The appellant argued that, throughout the relevant period, the behaviour that led to the failure to make the returns was not deliberate, and that the pressure of her work and family illnesses meant that she had left tax compliance and other such financial matters to her husband (and ultimately their accountant).  She claimed that she was unaware that her husband had not filed the returns and that she did know why they were not filed.  She also contended that the pressures of work and family issues amounted to a reasonable excuse for the failure to file the returns.

HMRC, on the other hand, pointed out that all other tax returns for the periods before, between and after the two years in question had been filed on time and that the liability for each of those periods was substantially lower than those two years.  They argued, therefore, that the appellant was aware of, and able to comply with, her obligations and deliberately failed to file the relevant returns on time.  HMRC further argued that the fact that the appellant delegated responsibility for filing her returns to her husband was irrelevant - the responsibility to file them ultimately lay with her and she had not shown any reasonable excuse for not doing so.
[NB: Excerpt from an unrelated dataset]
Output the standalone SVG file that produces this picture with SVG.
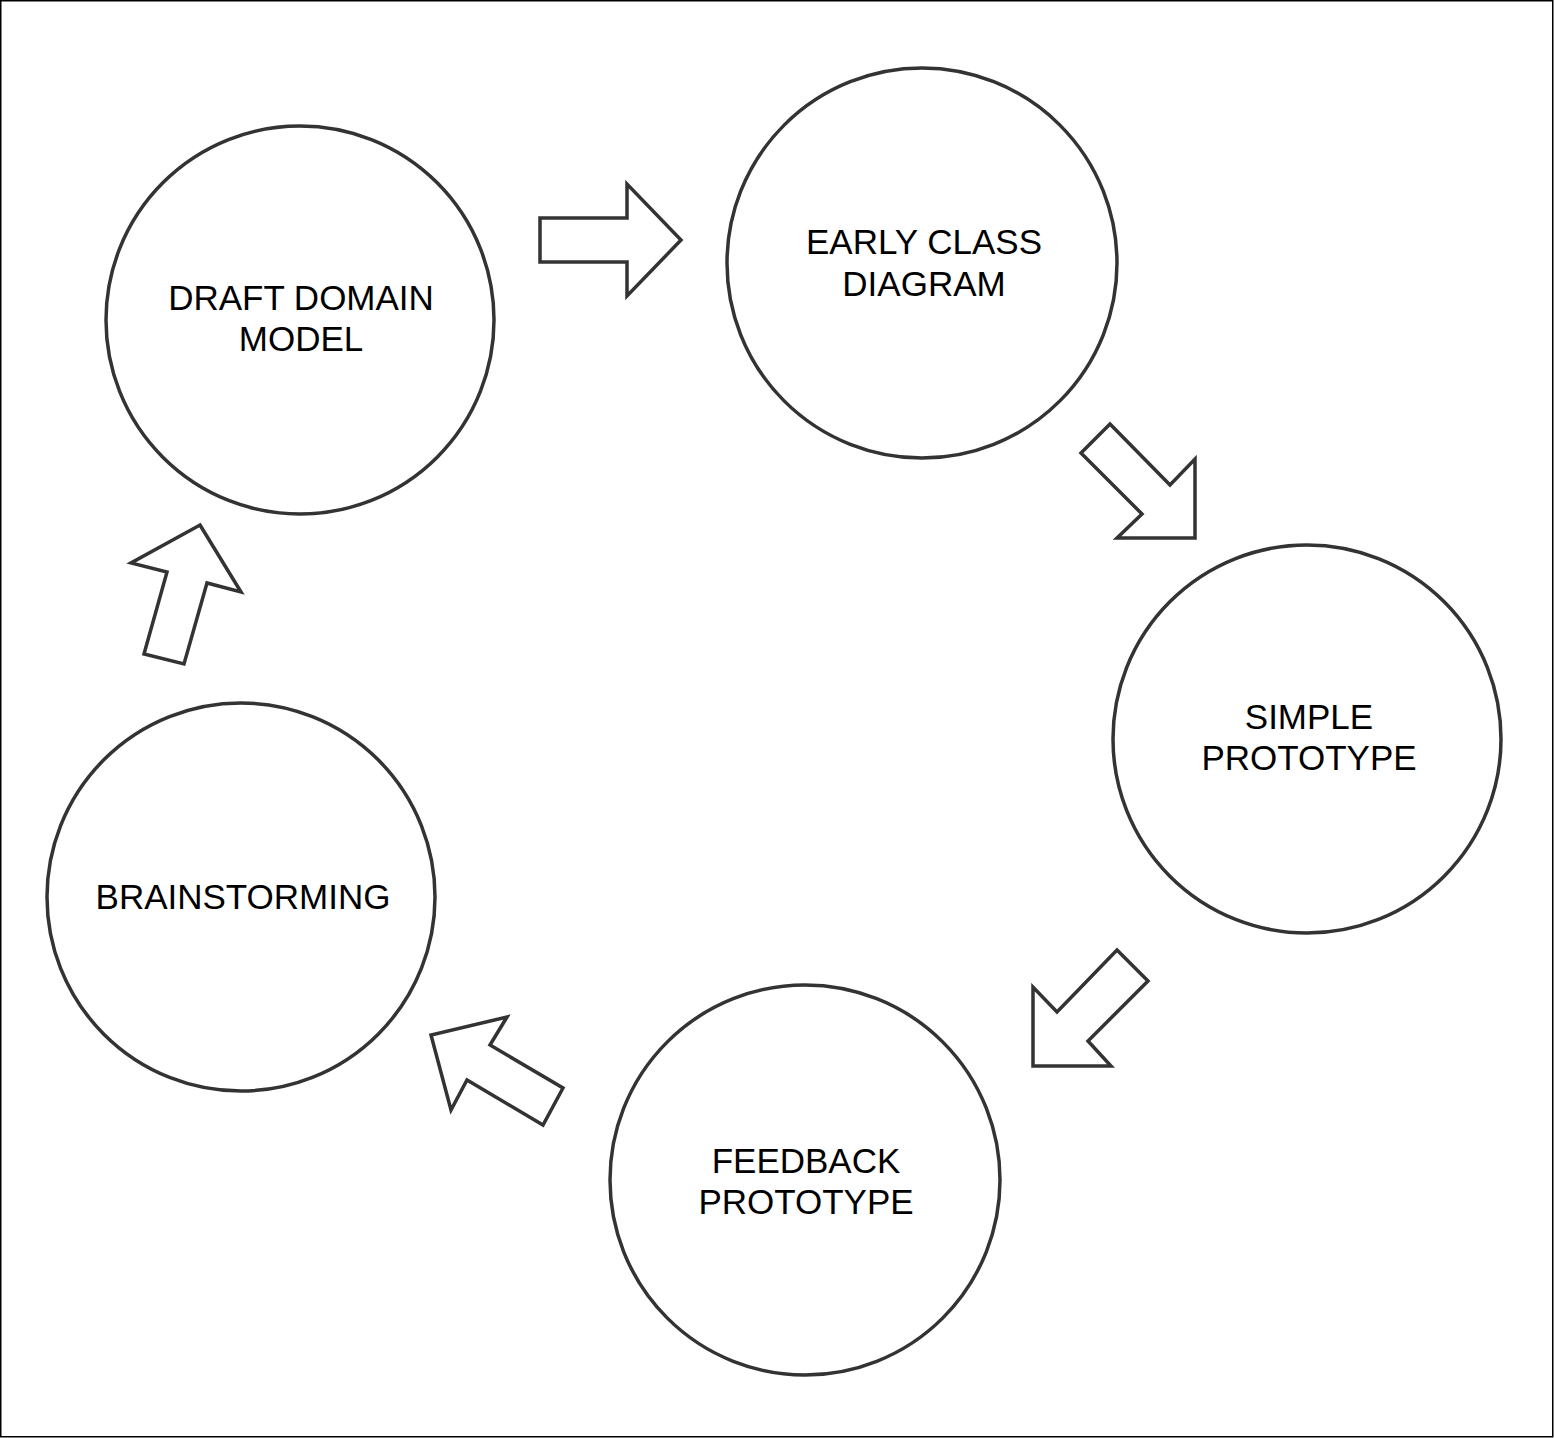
<svg xmlns="http://www.w3.org/2000/svg" width="1554" height="1438" viewBox="0 0 1554 1438">
<style>
.node circle{fill:#fff;stroke:#333;stroke-width:3.5}
.node text{font-family:"Liberation Sans",Arial,sans-serif;font-size:35px;fill:#000;text-anchor:middle}
.arrow{fill:#fff;stroke:#333;stroke-width:3.5;stroke-linejoin:miter}
</style>
<rect x="0" y="0" width="1554" height="1438" fill="#fff"/>
<rect x="0.75" y="0.75" width="1552" height="1436" fill="none" stroke="#000" stroke-width="1.5"/>
<g id="connectors">
<polygon class="arrow" points="540,218 627,218 627,184 681,240 627,296 627,262 540,262"/>
<polygon class="arrow" points="1110,424 1170,485 1195,459 1195,538 1117,538 1142,514 1081,453"/>
<polygon class="arrow" points="1117,950 1148,981 1088,1041 1111,1066 1033,1066 1033,987 1057,1012"/>
<polygon class="arrow" points="507,1017 490,1045 563,1088 543,1125 467,1080 451,1110 431,1035"/>
<polygon class="arrow" points="200,525 241,592 207,583 184,664 144,654 167,572 131,563"/>
</g>
<g id="draft-domain-model" class="node">
<circle cx="300" cy="320" r="194"/>
<text x="301" y="310">DRAFT DOMAIN</text>
<text x="301" y="351">MODEL</text>
</g>
<g id="early-class-diagram" class="node">
<circle cx="922" cy="263" r="195"/>
<text x="924" y="254">EARLY CLASS</text>
<text x="924" y="296">DIAGRAM</text>
</g>
<g id="simple-prototype" class="node">
<circle cx="1307" cy="739" r="194"/>
<text x="1309" y="729">SIMPLE</text>
<text x="1309" y="770">PROTOTYPE</text>
</g>
<g id="brainstorming" class="node">
<circle cx="241" cy="897" r="194"/>
<text x="243" y="909">BRAINSTORMING</text>
</g>
<g id="feedback-prototype" class="node">
<circle cx="805" cy="1180" r="195"/>
<text x="806" y="1173">FEEDBACK</text>
<text x="806" y="1214">PROTOTYPE</text>
</g>
</svg>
Surprisingly, neither party referred to any case law concerning what amounts to deliberate behaviour for penalty purposes.  The meaning of the term ‘deliberate’ was, for example, considered in Auxilium Project Management v HMRC [2016] UKFTT 249, where the Tribunal held that a deliberate error (in that case under Schedule 24 to the Finance Act 2007) occurs when a taxpayer knowingly provides HMRC with a document that contains an error with the intention that HMRC should rely on it as an accurate document.  This is a subjective test and the courts will consider what the taxpayer’s knowledge and intentions were at the time of the error.

In this case, in the absence of any representations, the Tribunal adopted the stance that, for deliberate behaviour to occur, there must be a ‘conscious act’ on the part of the relevant person to undertake that behaviour.  The Tribunal ultimately accepted the appellant’s submissions that she left tax matters to her husband, was unaware of the failure to file, and therefore did not herself deliberately withhold information by failing to file returns.

The Tribunal addressed HMRC’s argument that the taxpayer was still ultimately responsible for her own tax affairs as follows:

Although we note that the responsibility to file returns remains with a taxpayer where the taxpayer has delegated such filing to another person, we consider that in order for HMRC to satisfy the burden of proof upon them to show that the failure to file was deliberate, it would be necessary to show that such other person had deliberately failed to file the return if the appellant was unaware of the failure to file.’

In this case, although the appellant had left tax compliance matters to her husband, the tax returns in question were in practice dealt with by an agent (i.e., their accountant).  No submissions were made by HMRC as to specifically who, other than the appellant, may have acted deliberately.  The Tribunal determined that the mere fact that the returns were filed late and the amount of tax due was substantially higher than normal was not sufficient to evidence that there was, on the balance of probabilities, the necessary deliberate behaviour on the part of another unspecified person which could be attributed to the appellant.

On that basis, HMRC had not discharged the burden of proof to show that the appellant acted deliberately.  However, the Tribunal did not accept that the appellant had a reasonable excuse on the facts, meaning that a penalty (albeit for a lower amount) should still be imposed.


The case has important implication for tax advisors and accountants who regularly file returns on behalf of clients.  It shows that not only is the burden of proof on HMRC to demonstrate that there was deliberate behaviour involved but also that, where the taxpayer has entirely delegated responsibility for the filing of their tax returns to an advisor (likely to have to be proved on a case-by-case basis), the advisor (and not just the taxpayer) acted deliberately.  Where HMRC cannot prove this, the penalty must instead be assessed based on careless behaviour (and ultimately taxpayers may be able to show that they had a reasonable excuse depending on the facts).